Coonceil ny Gaelgey
- Abbreviation: CnG
- Formation: December 1985
- Headquarters: Fairfield House, Main Road, St John's IM4 3NA
- Region served: Isle of Man
- Fields: Manx language promotion, translation services
- Secretary General: Chris Sheard
- Parent organization: Culture Vannin
- Website: translations@culturevannin.im

= Coonceil ny Gaelgey =

Manx language organisation

Coonceil ny Gaelgey (Manx Language Advisory Council) is the regulatory body responsible for the creation and provision of authoritative street names and titles in the Manx language for use on the Isle of Man.

== History ==
Coonceil ny Gaelgey was set up in December 1985 as a sub-committee of the Manx Heritage Foundation. It is responsible for the provision of authoritative Manx versions of the titles of government departments and street names, and the creation of new words and phrases.

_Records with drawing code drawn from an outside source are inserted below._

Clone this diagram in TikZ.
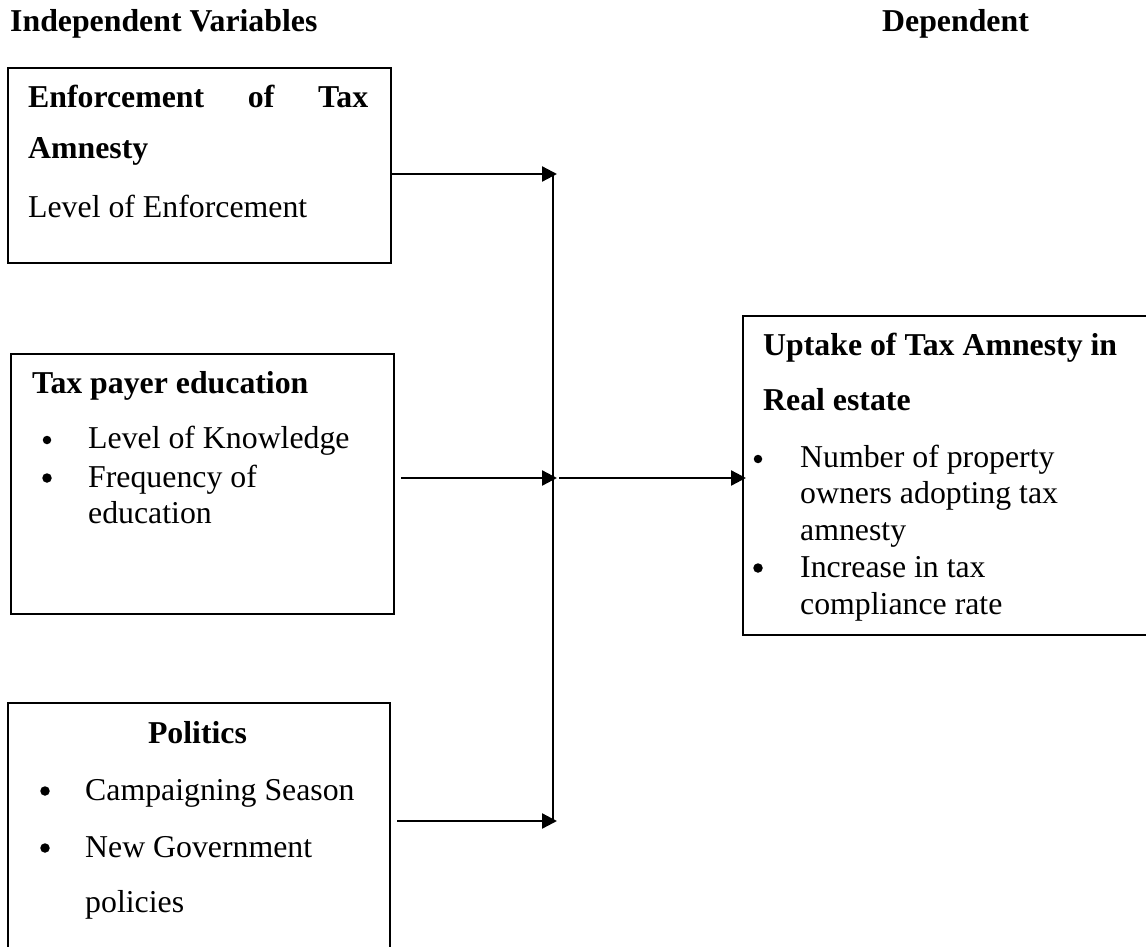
\documentclass[tikz,border=0pt]{standalone}
\usepackage{fontspec}
\setmainfont{Liberation Serif}
\usetikzlibrary{arrows.meta,calc}
\begin{document}
\begin{tikzpicture}[x=1pt,y=-1pt,
  txt/.style={inner sep=0pt, anchor=base west, font=\fontsize{31.8}{38}\selectfont},
  btxt/.style={inner sep=0pt, anchor=base west, font=\fontsize{31.8}{38}\selectfont\bfseries},
  bul/.style={circle, fill=black, inner sep=0pt, minimum size=9.5pt},
  box/.style={draw, line width=2pt, anchor=north west, inner sep=0pt},
  arr/.style={line width=2.3pt, -{Triangle[length=15pt,width=15pt]}},
  ln/.style={line width=2.3pt}]
\useasboundingbox (0,0) rectangle (1146,947);
\fill[white] (0,0) rectangle (1146,947);

% headings
\node[btxt] (hind) at (10,32) {Independent Variables};
\node[btxt] (hdep) at (882,32) {Dependent};

% boxes
\node[box, minimum width=383pt, minimum height=195pt] (b1) at (7,67) {};
\node[box, minimum width=383pt, minimum height=260pt] (b2) at (10,353) {};
\node[box, minimum width=420pt, minimum height=319pt] (b3) at (742,315) {};
\node[box, minimum width=382pt, minimum height=262pt] (b4) at (7,702) {};

% box 1 text
\node[btxt] (e1) at (28,108) {\makebox[340pt][s]{Enforcement of Tax}};
\node[btxt] (e2) at (28,159) {Amnesty};
\node[txt] (e3) at (28,217) {Level of Enforcement};

% box 2 text
\node[btxt] (p0) at (32,393) {Tax payer education};
\node[bul, minimum size=8.5pt] (pb1) at (47,440) {};
\node[txt] (p1) at (88,448) {Level of Knowledge};
\node[bul] (pb2) at (47,478) {};
\node[txt] (p2) at (88,487) {Frequency of};
\node[txt] (p3) at (88,523) {education};

% box 3 text
\node[btxt] (u0) at (763,355) {Uptake of Tax Amnesty in};
\node[btxt] (u1) at (763,410) {Real estate};
\node[bul, minimum size=8.5pt] (ub1) at (758,459) {};
\node[txt] (u2) at (800,467) {Number of property};
\node[txt] (u3) at (800,503) {owners adopting tax};
\node[txt] (u4) at (800,540) {amnesty};
\node[bul] (ub2) at (758,568) {};
\node[txt] (u5) at (800,577) {Increase in tax};
\node[txt] (u6) at (800,614) {compliance rate};

% box 4 text
\node[inner sep=0pt, anchor=base, font=\fontsize{31.8}{38}\selectfont\bfseries] (o0) at (197.5,743) {Politics};
\node[bul] (ob1) at (45,791) {};
\node[txt] (o1) at (85,800) {Campaigning Season};
\node[bul] (ob2) at (45,848) {};
\node[txt] (o2) at (85,857) {New Government};
\node[txt] (o3) at (85,912) {policies};

% connectors
\coordinate (j1) at (553,174);
\coordinate (j2) at (553,478);
\coordinate (j3) at (553,821);
\draw[ln] (j1) -- (j3);
\draw[arr] (b1.east |- j1) -- ($(j1)+(4,0)$);
\draw[arr] ($(b2.east |- j2)+(6,0)$) -- ($(j2)+(4,0)$);
\draw[arr] ($(b4.east |- j3)+(6,0)$) -- ($(j3)+(4,0)$);
\draw[arr] ($(j2)+(6,0)$) -- ($(b3.west |- j2)+(4,0)$);
\end{tikzpicture}
\end{document}
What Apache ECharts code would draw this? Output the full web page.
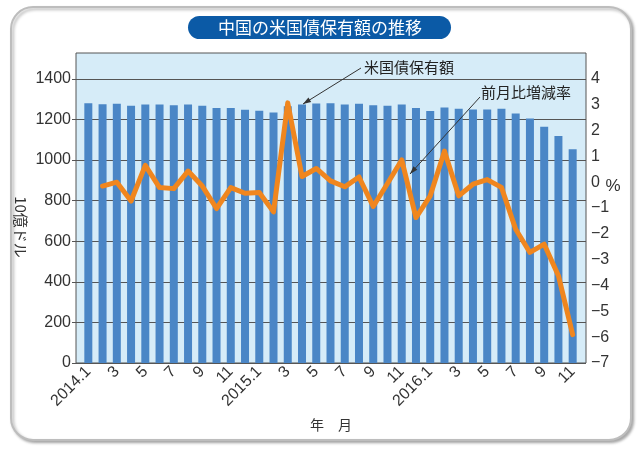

Initially, it was intended that there would be five members on the Coonceil, however, when Doug Faragher died in 1987 no appointment was made to replace him until 1996 when Brian Stowell was appointed. Since then the number of members has increased and includes prominent figures in the Manx speaking community such as Bob Carswell and Phil Gawne.

== Purpose ==
The Coonceil is currently a sub-committee of Culture Vannin which aims to support private, public and voluntary organisations by providing a translation service between English and Manx. The translation service is generally free for on-island use.

It also has published word-lists for newly create words and terms for the Manx language. The Manx Language Strategy 2017-2021 aims to raise the profile of Culture Vannin's translation service, which incorporates the expertise of Coonceil ny Gaelgey.